Food For Thought

I had been planning on continuing my Formulaic Writer series today, but it’s being pre-empted — so I’m sorry to the half-dozen or so of you who might be reading that(😊), but I’ll be picking that up again tomorrow.

I wanted to talk about something I’ve read today which is making me think.

For those of you who aren’t aware, Matt Colville, a longtime creator in the game industry, just broke the record for tabletop game Kickstarters, raising 2.12 million dollars on a combined project to produce a Strongholds sourcebook for D&D, and pay for dedicated studio space for his streaming channel..

Today, he posted an after-action report, detailing the story of setting up and running the Kickstarter, and I urge you to read it. There’s a lot of important stuff to absorb there, about preparation, expectations, and more.

One of the things that I found most fascinating, however, is this section, where he talks about the big RPG forums:

“On old forums where folks have been talking about D&D for 20 years, people are trying to reverse-engineer our success. None of them can fathom what’s going on. They’ve never heard of me. Is there really this much demand for a Strongholds & Followers book for 5th Edition? Have we all been doing this wrong the whole time?

I am a member of these forums. On some of them, I had tens of thousands of posts back in the late 90s and early 2000s. Back when that industry was my job. None of these people remember me, and why should they? They’re all newcomers from my point of view, and I’m a nobody from theirs.

Some people try to frame the discussion in terms of Streaming. “The Rise of the Streamer.” None of these people know who streams what, so they assume I am a popular streamer. Some of them know I’m not but in their minds, being on YouTube and being on Twitch is the same thing. I’m watching the birth of a new generation of Grognard.

I interject and try to explain. The success of the Kickstarter is the success of the YouTube channel. There’s no way to understand it otherwise. I don’t think they’re really interested in my opinion. What do I know? I’m no longer part of that world. I feel very little connection with folks in tabletop now. I realize to me, now, this hobby is something that happens at the table, but the community happens on twitch and youtube and reddit and twitter. Those are my native environments. I’m pretty sure most of the posters on these forums have no twitter account. They talk about twitter like it’s a sign of the downfall of western civilization. What would they have made of Elvis and his swiveling hips in the 1950s? Would they have been on the right side of history then?”

I’ll admit this has been echoing some thoughts I’ve been having over the past few years, about the dichotomy between what a lot of the game industry thinks is the Tabletop Games community, and what the community actually IS… and how our misinterpretation is leading us to over-weigh a minority of loud, backward-looking voices, and how that’s not only bad for our businesses, but also bad for the hobby.

In a discussion over on Twitter, game designer James Wallis floated this idea, which, given the realities of where things are and where they’re probably going to continue to move, is brilliant.

I think I may steal this idea. It’s a good one.

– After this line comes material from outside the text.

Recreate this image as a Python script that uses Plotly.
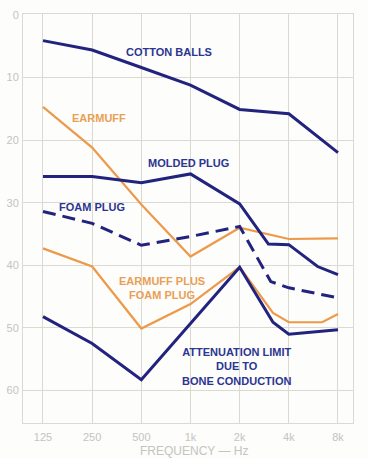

Anyway. There’s a lot to think about.

 
 

2 Replies to “Food For Thought”

  1. I’ve been tangentially seeing this whole streaming newfangledness with a mixture of curiosity and amazement. I was aware of Wheaton’s TableTop from when it launched, but had no idea what Critical Role was until Green Ronin published their campaign book. That there are multiple celebrity D&D games being streamed blows my mind. And now reading through this article, which is fascinating, completely cements it. To quote Colville himself: “I’m no longer part of that world. I feel very little connection with folks in tabletop now.”

    It’s not that I didn’t know this, but it’s good to have it confirmed, that it wasn’t just my perception. Actually, I find it kind of liberating.